First of all, the days should be longer. Right now the restriction here is that it's already getting dark again. I should have my own time. Also, I think it is very important that I'm closely involved in the organization. Involved in questions like: Where will we put this table, and what to do with this desk? How will we divide the rooms? What to do with the floors? These are really important questions. At the same time you want to be involved in the projects, and the people creating material. You want to look at them and give them your full attention. You can't do this all at the same time.

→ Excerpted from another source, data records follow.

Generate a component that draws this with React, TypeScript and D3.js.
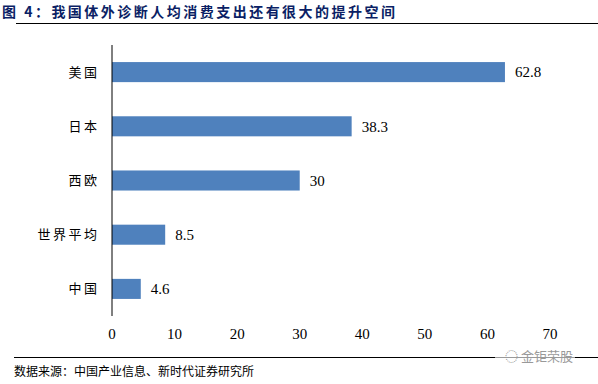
import React from "react";
import * as d3 from "d3";

const categories = ["美国", "日本", "西欧", "世界平均", "中国"];
const values = [62.8, 38.3, 30, 8.5, 4.6];
const xTicks = [0, 10, 20, 30, 40, 50, 60, 70];
const title = "图 4：我国体外诊断人均消费支出还有很大的提升空间";
const source = "数据来源：中国产业信息、新时代证券研究所";
const watermark = "金钜荣股";

export default function App() {
  const W = 598, H = 384;
  const x = d3.scaleLinear().domain([0, 70]).range([112, 550]);
  const y = d3.scaleBand().domain(categories).range([45, 316]).paddingInner(0.63).paddingOuter(0.315);
  const serif = "SimSun, 'Noto Sans CJK SC', serif";
  const tnr = "'Liberation Serif', 'Times New Roman', serif";
  return (
    <svg width={W} height={H} style={{ position: "absolute", left: 0, top: 0, background: "#fff" }}>
      <text x={2} y={17} fontSize={14} fontWeight="bold" fill="#0B1F65" fontFamily="'Noto Sans CJK SC', sans-serif" textLength={393} lengthAdjust="spacing">{title}</text>
      <line x1={16} x2={598} y1={23.5} y2={23.5} stroke="#000" strokeWidth={1} />
      {categories.map((c, i) => (
        <g key={c}>
          <rect x={x(0)} y={y(c)!} width={x(values[i]) - x(0)} height={y.bandwidth()} fill="#4F81BD" />
          <text x={x(values[i]) + 10} y={y(c)! + y.bandwidth() / 2} dy="0.35em" fontSize={15} fontFamily={tnr} fill="#000">{values[i]}</text>
          <text x={97} y={y(c)! + y.bandwidth() / 2} dy="0.35em" fontSize={13} textAnchor="end" fontFamily={serif} fill="#000" textLength={c.length * 15.5 - 2.5} lengthAdjust="spacing">{c}</text>
        </g>
      ))}
      <line x1={x(0)} x2={x(0)} y1={45} y2={316} stroke="#000" strokeWidth={1} />
      {xTicks.map(t => (
        <text key={t} x={x(t)} y={334} dy="0.35em" textAnchor="middle" fontSize={15} fontFamily={tnr} fill="#000">{t}</text>
      ))}
      <line x1={14} x2={598} y1={357.5} y2={357.5} stroke="#000" strokeWidth={1} />
      <rect x={495} y={348} width={80} height={16} fill="#fff" opacity={0.6} />
      <text x={505} y={361} fontSize={13} fill="#999" fontFamily="'Noto Sans CJK SC', sans-serif">◌ {watermark}</text>
      <text x={14} y={376} fontSize={12} fill="#000" fontFamily={serif}>{source}</text>
    </svg>
  );
}
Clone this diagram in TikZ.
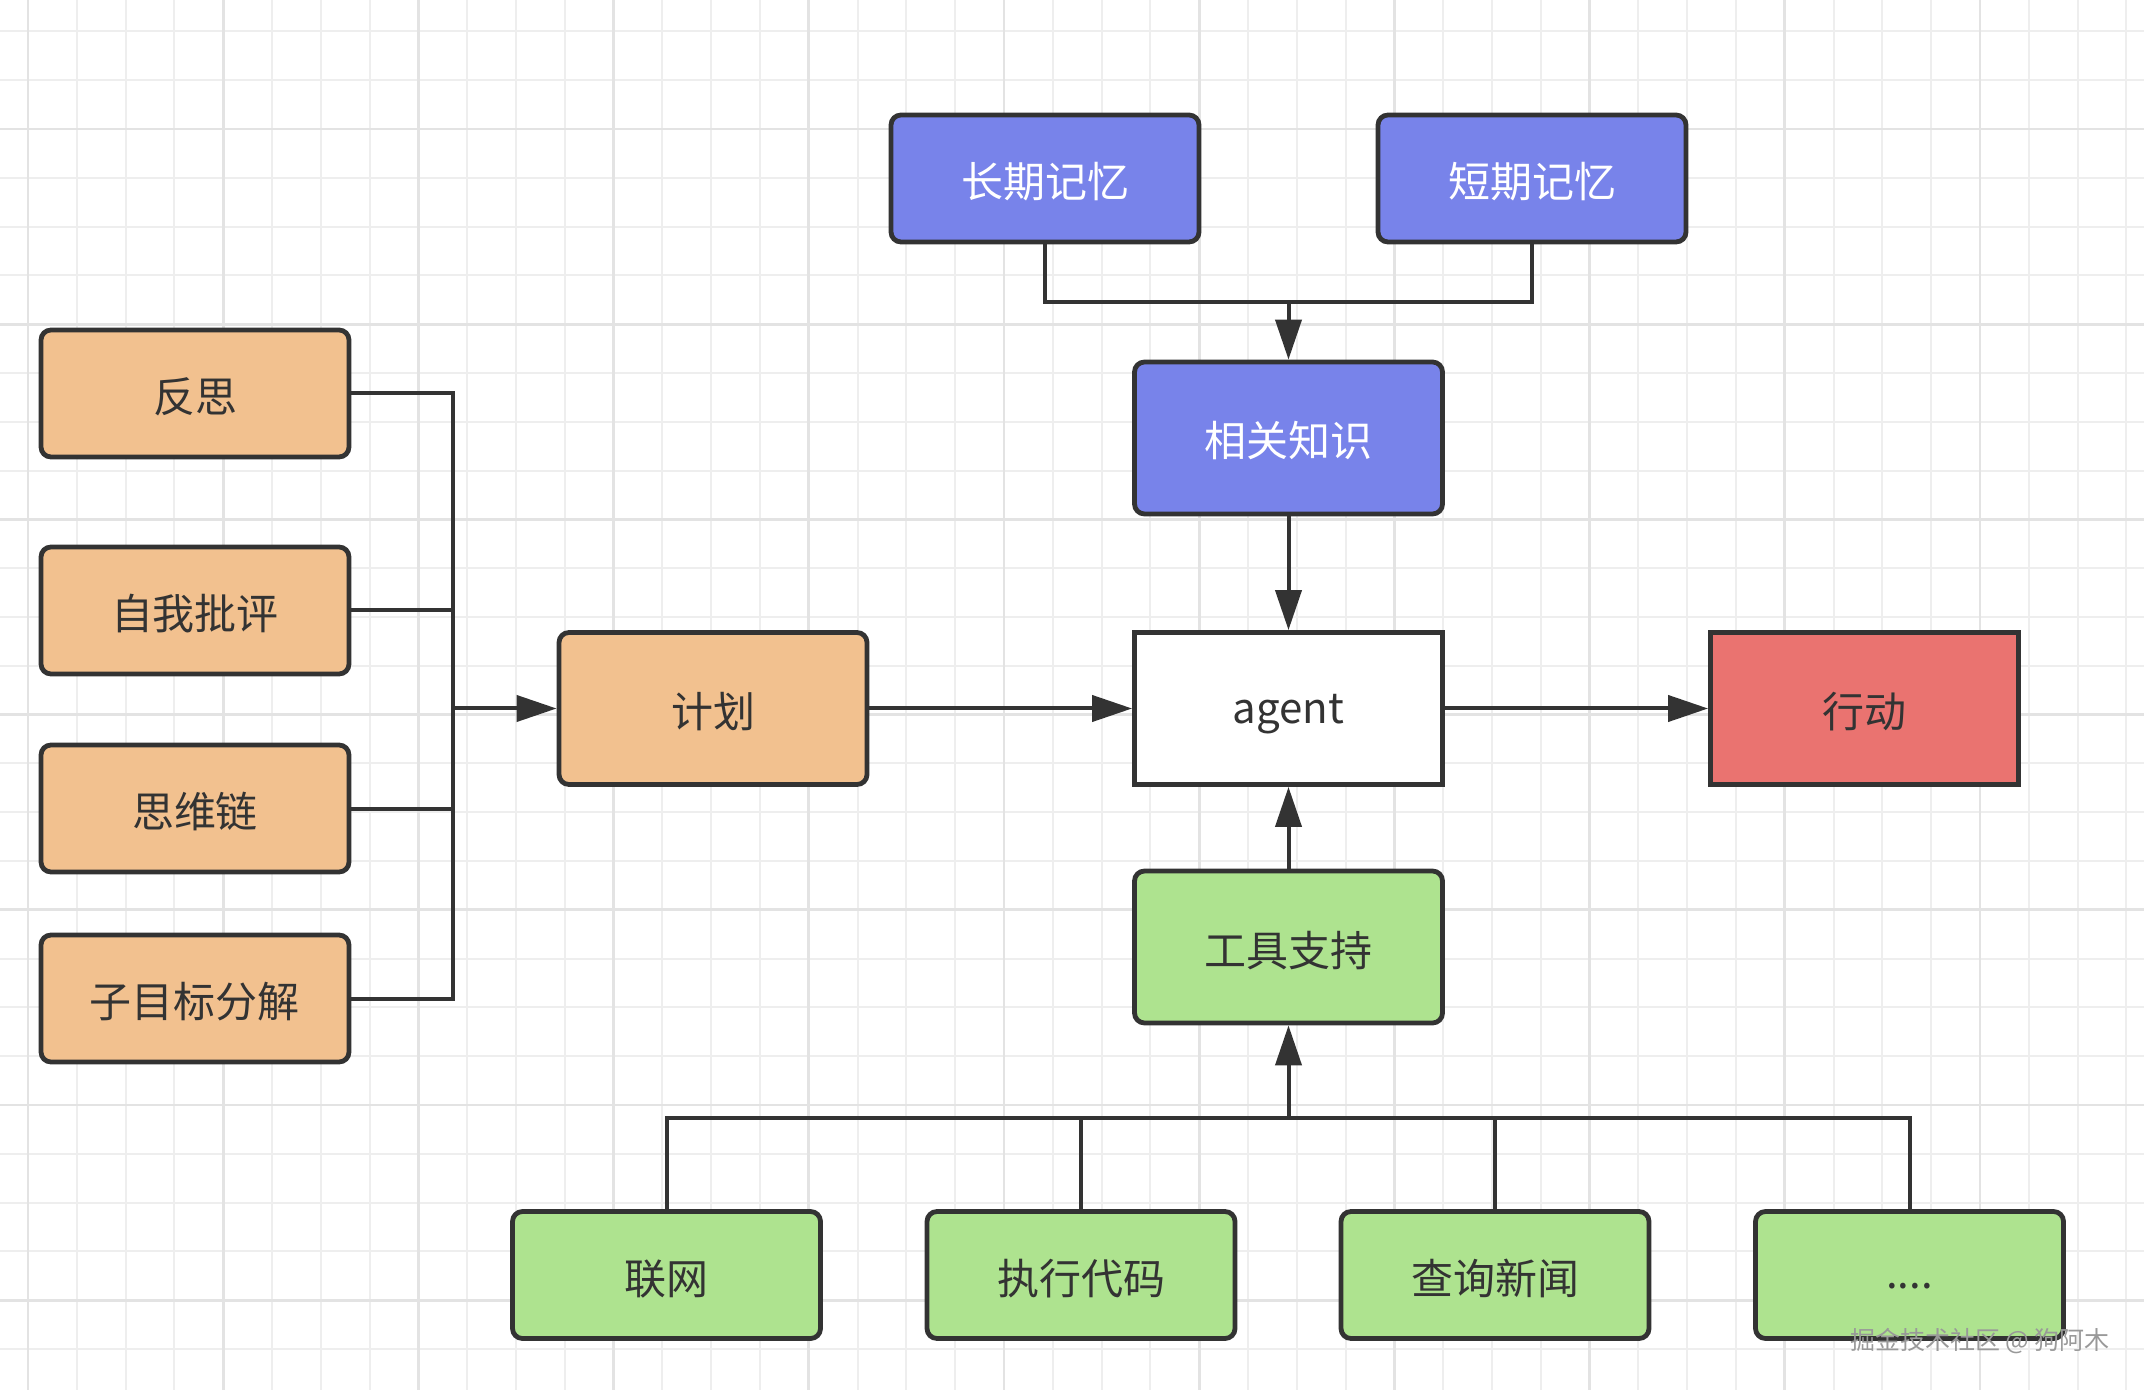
\documentclass[tikz,border=0pt]{standalone}
\usepackage{fontspec}
\setmainfont{Noto Sans CJK SC}
\usetikzlibrary{arrows.meta}
\definecolor{orangefill}{HTML}{F2C18F}
\definecolor{bluefill}{HTML}{7883EA}
\definecolor{greenfill}{HTML}{AEE38F}
\definecolor{redfill}{HTML}{EA7370}
\definecolor{edgec}{HTML}{333333}
\definecolor{gridminor}{HTML}{EEEEEE}
\definecolor{gridmajor}{HTML}{E3E3E3}
\begin{document}
\begin{tikzpicture}[x=0.5pt,y=-0.5pt,
  box/.style={draw=edgec, line width=2.4pt, rounded corners=5pt,
    minimum width=154pt, minimum height=63.5pt, inner sep=0pt,
    font=\fontsize{21}{25}\selectfont, text=edgec,
    text height=20pt, text depth=1pt},
  tall/.style={minimum height=76pt},
  orangebox/.style={box, fill=orangefill},
  bluebox/.style={box, fill=bluefill, text=white},
  greenbox/.style={box, fill=greenfill},
  conn/.style={draw=edgec, line width=2pt, line join=miter},
  arr/.style={conn, -{Triangle[length=20pt,width=13pt]}}
]
\fill[white] (0,0) rectangle (2144,1390);
\useasboundingbox (0,0) rectangle (2144,1390);
% grid
\foreach \k in {0,...,43} {
  \pgfmathsetmacro\xx{28+48.8*\k}
  \draw[gridminor, line width=1pt] (\xx,0) -- (\xx,1390);
}
\foreach \k in {0,...,27} {
  \pgfmathsetmacro\yy{31.4+48.8*\k}
  \draw[gridminor, line width=1pt] (0,\yy) -- (2144,\yy);
}
\foreach \k in {0,4,...,40} {
  \pgfmathsetmacro\xx{28+48.8*\k}
  \draw[gridmajor, line width=1.4pt] (\xx,0) -- (\xx,1390);
}
\foreach \k in {2,6,...,26} {
  \pgfmathsetmacro\yy{31.4+48.8*\k}
  \draw[gridmajor, line width=1.4pt] (0,\yy) -- (2144,\yy);
}
% nodes
\node[bluebox] (lt) at (1045,178.5) {长期记忆};
\node[bluebox] (st) at (1532,178.5) {短期记忆};
\node[bluebox, tall] (rk) at (1288.5,438) {相关知识};
\node[box, tall, fill=white, sharp corners, text height=15.5pt, text depth=0pt] (ag) at (1288.5,708.5) {agent};
\node[box, tall, fill=redfill, sharp corners] (xd) at (1864.5,708.5) {行动};
\node[orangebox, tall] (jh) at (713,708.5) {计划};
\node[greenbox, tall] (gj) at (1288.5,947) {工具支持};
\node[orangebox] (fs) at (195,393.5) {反思};
\node[orangebox] (zw) at (195,610.5) {自我批评};
\node[orangebox] (sw) at (195,808.5) {思维链};
\node[orangebox] (zm) at (195,998.5) {子目标分解};
\node[greenbox] (lw) at (666.5,1275) {联网};
\node[greenbox] (zx) at (1081,1275) {执行代码};
\node[greenbox] (cx) at (1495,1275) {查询新闻};
\node[greenbox, text height=14pt, text depth=0.4pt] (dd) at (1909.5,1275) {....};
% junctions
\coordinate (memj) at (1288.5,302);
\coordinate (lj) at (453,708.5);
\coordinate (bj) at (1288.5,1118);
% connectors
\draw[conn] (lt.south) |- (memj) -| (st.south);
\draw[arr] (memj) -- (rk.north);
\draw[arr] (rk.south) -- (ag.north);
\draw[arr] (jh.east) -- (ag.west);
\draw[arr] (ag.east) -- (xd.west);
\draw[arr] (gj.north) -- (ag.south);
\draw[conn] (fs.east) -| (lj);
\draw[conn] (zw.east) -| (lj);
\draw[conn] (sw.east) -| (lj);
\draw[conn] (zm.east) -| (lj);
\draw[arr] (lj) -- (jh.west);
\draw[conn] (lw.north) |- (bj);
\draw[conn] (zx.north) |- (bj);
\draw[conn] (cx.north) |- (bj);
\draw[conn] (dd.north) |- (bj);
\draw[arr] (bj) -- (gj.south);
% watermark
\node[text=gray!80, font=\fontsize{12.5}{14}\selectfont, inner sep=0pt] (wm) at (1980,1341) {掘金技术社区 @ 狗阿木};
\end{tikzpicture}
\end{document}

What I want to do and what I will do is not only working here in Dordrecht, but going abroad. The first year we will work locally in this little city in the Netherlands. We do this very consciously. Next year we will go on a long journey, probably to Africa with a group of people, around 12 to 15 people for 6 months. We will work there according to the same principles and do presentations. Afterwards we will return to Dordrecht with these projects. I'm trying right now to get a sort of “carte blanche” from different organizations and theatres in the Netherlands.

It means for example that they will reserve the theatre for us for one week or 10 days without knowing what we will present. I hope to meet this openness from my actors, from the organizations I work for, programme managers, and from the audience.  That together we take this risk and carry this risk. Openness not only as the theme of the performance, but also  as a definition of my work process.

We look openly at things and don't immediately start by our own presumptions. To have faith and let things approach you.

The result could be 10 small performances or it could be one big performance. Maybe a dance performance using a book. The problem is that as soon as you start programming and you know beforehand that it must be a 1½ hour performance for a theatre with 400 seats, then you have limited yourself again. We haven’t figured that out yet and it is not certain where it will take us. We will experience it during the process. It will be a real experiment.